**THE EXERCISE**
Repeat the material below exactly, with no pictures.

## start DATA BLOCK

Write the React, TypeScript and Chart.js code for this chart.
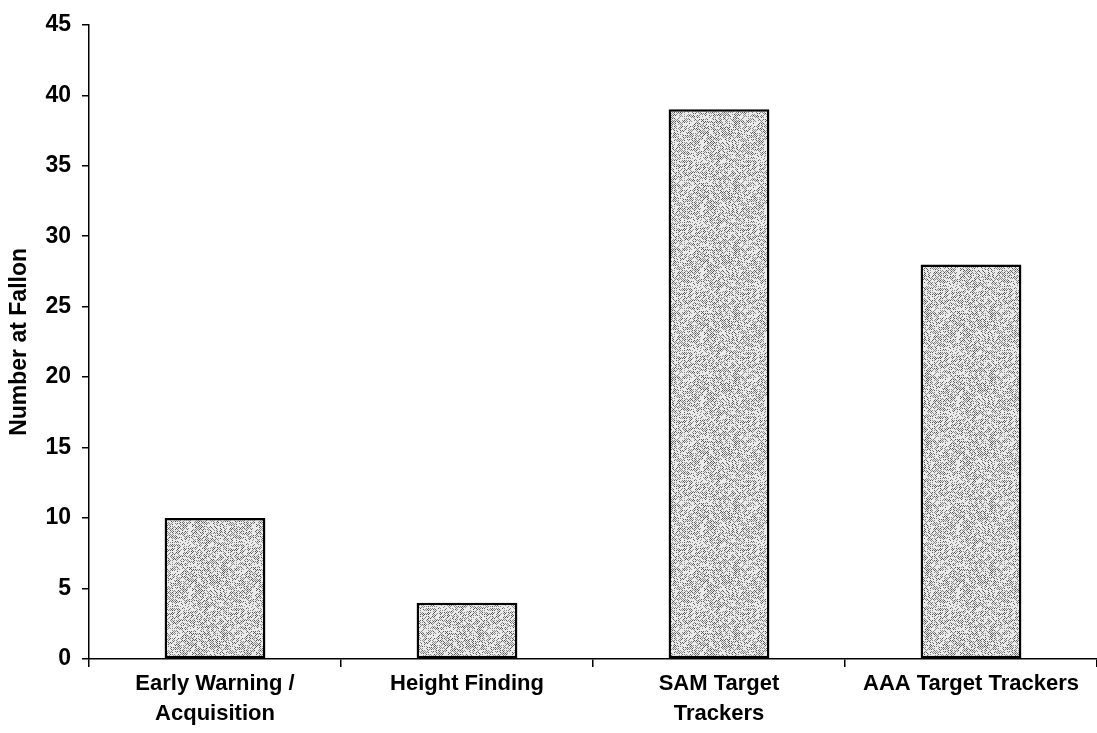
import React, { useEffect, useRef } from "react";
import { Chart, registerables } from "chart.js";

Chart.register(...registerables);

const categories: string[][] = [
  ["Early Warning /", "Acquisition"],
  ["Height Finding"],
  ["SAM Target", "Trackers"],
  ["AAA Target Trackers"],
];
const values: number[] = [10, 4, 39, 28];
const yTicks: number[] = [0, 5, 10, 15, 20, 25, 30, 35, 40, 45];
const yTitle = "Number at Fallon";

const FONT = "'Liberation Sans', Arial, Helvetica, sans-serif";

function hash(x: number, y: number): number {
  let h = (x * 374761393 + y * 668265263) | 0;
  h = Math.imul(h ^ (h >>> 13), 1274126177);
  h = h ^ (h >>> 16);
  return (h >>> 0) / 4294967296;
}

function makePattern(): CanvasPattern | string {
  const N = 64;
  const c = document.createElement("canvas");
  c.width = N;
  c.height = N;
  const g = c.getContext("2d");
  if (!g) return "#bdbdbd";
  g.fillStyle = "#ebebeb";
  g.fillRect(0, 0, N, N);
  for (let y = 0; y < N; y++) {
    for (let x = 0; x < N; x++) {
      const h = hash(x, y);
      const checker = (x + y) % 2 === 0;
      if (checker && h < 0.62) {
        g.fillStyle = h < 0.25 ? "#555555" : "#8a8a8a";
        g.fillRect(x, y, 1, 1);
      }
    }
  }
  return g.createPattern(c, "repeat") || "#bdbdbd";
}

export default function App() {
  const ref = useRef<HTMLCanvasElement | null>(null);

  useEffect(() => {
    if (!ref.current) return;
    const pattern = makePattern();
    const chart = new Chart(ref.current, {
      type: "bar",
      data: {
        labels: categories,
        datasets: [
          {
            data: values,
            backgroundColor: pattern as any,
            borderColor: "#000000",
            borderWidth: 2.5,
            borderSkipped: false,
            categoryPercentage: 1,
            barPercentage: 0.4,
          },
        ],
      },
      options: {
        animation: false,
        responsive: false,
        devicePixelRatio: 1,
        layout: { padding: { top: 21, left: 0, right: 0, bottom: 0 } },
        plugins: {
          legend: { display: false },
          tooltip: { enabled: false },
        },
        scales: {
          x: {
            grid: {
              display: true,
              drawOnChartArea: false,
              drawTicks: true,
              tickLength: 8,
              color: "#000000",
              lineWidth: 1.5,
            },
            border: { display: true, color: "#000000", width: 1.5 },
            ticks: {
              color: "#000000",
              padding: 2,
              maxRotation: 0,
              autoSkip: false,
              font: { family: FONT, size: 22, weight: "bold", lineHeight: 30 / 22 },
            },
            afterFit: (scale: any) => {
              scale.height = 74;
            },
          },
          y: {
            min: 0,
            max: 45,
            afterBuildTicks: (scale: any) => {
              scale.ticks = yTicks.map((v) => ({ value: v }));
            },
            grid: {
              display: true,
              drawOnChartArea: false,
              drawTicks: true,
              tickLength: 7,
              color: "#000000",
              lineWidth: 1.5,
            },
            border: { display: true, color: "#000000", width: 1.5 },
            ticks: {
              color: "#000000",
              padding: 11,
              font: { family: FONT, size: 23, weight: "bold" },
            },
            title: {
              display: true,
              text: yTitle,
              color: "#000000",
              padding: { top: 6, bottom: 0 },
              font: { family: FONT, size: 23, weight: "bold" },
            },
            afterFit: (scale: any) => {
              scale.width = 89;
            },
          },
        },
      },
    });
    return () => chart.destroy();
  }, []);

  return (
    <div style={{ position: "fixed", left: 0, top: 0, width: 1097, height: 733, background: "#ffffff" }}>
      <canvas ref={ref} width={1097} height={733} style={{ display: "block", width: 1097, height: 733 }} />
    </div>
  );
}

## end DATA BLOCK

**WRITTEN REPLY**
Write the React, TypeScript and Chart.js code for this chart.
import React, { useEffect, useRef } from "react";
import { Chart, registerables } from "chart.js";

Chart.register(...registerables);

const categories: string[][] = [
  ["Early Warning /", "Acquisition"],
  ["Height Finding"],
  ["SAM Target", "Trackers"],
  ["AAA Target Trackers"],
];
const values: number[] = [10, 4, 39, 28];
const yTicks: number[] = [0, 5, 10, 15, 20, 25, 30, 35, 40, 45];
const yTitle = "Number at Fallon";

const FONT = "'Liberation Sans', Arial, Helvetica, sans-serif";

function hash(x: number, y: number): number {
  let h = (x * 374761393 + y * 668265263) | 0;
  h = Math.imul(h ^ (h >>> 13), 1274126177);
  h = h ^ (h >>> 16);
  return (h >>> 0) / 4294967296;
}

function makePattern(): CanvasPattern | string {
  const N = 64;
  const c = document.createElement("canvas");
  c.width = N;
  c.height = N;
  const g = c.getContext("2d");
  if (!g) return "#bdbdbd";
  g.fillStyle = "#ebebeb";
  g.fillRect(0, 0, N, N);
  for (let y = 0; y < N; y++) {
    for (let x = 0; x < N; x++) {
      const h = hash(x, y);
      const checker = (x + y) % 2 === 0;
      if (checker && h < 0.62) {
        g.fillStyle = h < 0.25 ? "#555555" : "#8a8a8a";
        g.fillRect(x, y, 1, 1);
      }
    }
  }
  return g.createPattern(c, "repeat") || "#bdbdbd";
}

export default function App() {
  const ref = useRef<HTMLCanvasElement | null>(null);

  useEffect(() => {
    if (!ref.current) return;
    const pattern = makePattern();
    const chart = new Chart(ref.current, {
      type: "bar",
      data: {
        labels: categories,
        datasets: [
          {
            data: values,
            backgroundColor: pattern as any,
            borderColor: "#000000",
            borderWidth: 2.5,
            borderSkipped: false,
            categoryPercentage: 1,
            barPercentage: 0.4,
          },
        ],
      },
      options: {
        animation: false,
        responsive: false,
        devicePixelRatio: 1,
        layout: { padding: { top: 21, left: 0, right: 0, bottom: 0 } },
        plugins: {
          legend: { display: false },
          tooltip: { enabled: false },
        },
        scales: {
          x: {
            grid: {
              display: true,
              drawOnChartArea: false,
              drawTicks: true,
              tickLength: 8,
              color: "#000000",
              lineWidth: 1.5,
            },
            border: { display: true, color: "#000000", width: 1.5 },
            ticks: {
              color: "#000000",
              padding: 2,
              maxRotation: 0,
              autoSkip: false,
              font: { family: FONT, size: 22, weight: "bold", lineHeight: 30 / 22 },
            },
            afterFit: (scale: any) => {
              scale.height = 74;
            },
          },
          y: {
            min: 0,
            max: 45,
            afterBuildTicks: (scale: any) => {
              scale.ticks = yTicks.map((v) => ({ value: v }));
            },
            grid: {
              display: true,
              drawOnChartArea: false,
              drawTicks: true,
              tickLength: 7,
              color: "#000000",
              lineWidth: 1.5,
            },
            border: { display: true, color: "#000000", width: 1.5 },
            ticks: {
              color: "#000000",
              padding: 11,
              font: { family: FONT, size: 23, weight: "bold" },
            },
            title: {
              display: true,
              text: yTitle,
              color: "#000000",
              padding: { top: 6, bottom: 0 },
              font: { family: FONT, size: 23, weight: "bold" },
            },
            afterFit: (scale: any) => {
              scale.width = 89;
            },
          },
        },
      },
    });
    return () => chart.destroy();
  }, []);

  return (
    <div style={{ position: "fixed", left: 0, top: 0, width: 1097, height: 733, background: "#ffffff" }}>
      <canvas ref={ref} width={1097} height={733} style={{ display: "block", width: 1097, height: 733 }} />
    </div>
  );
}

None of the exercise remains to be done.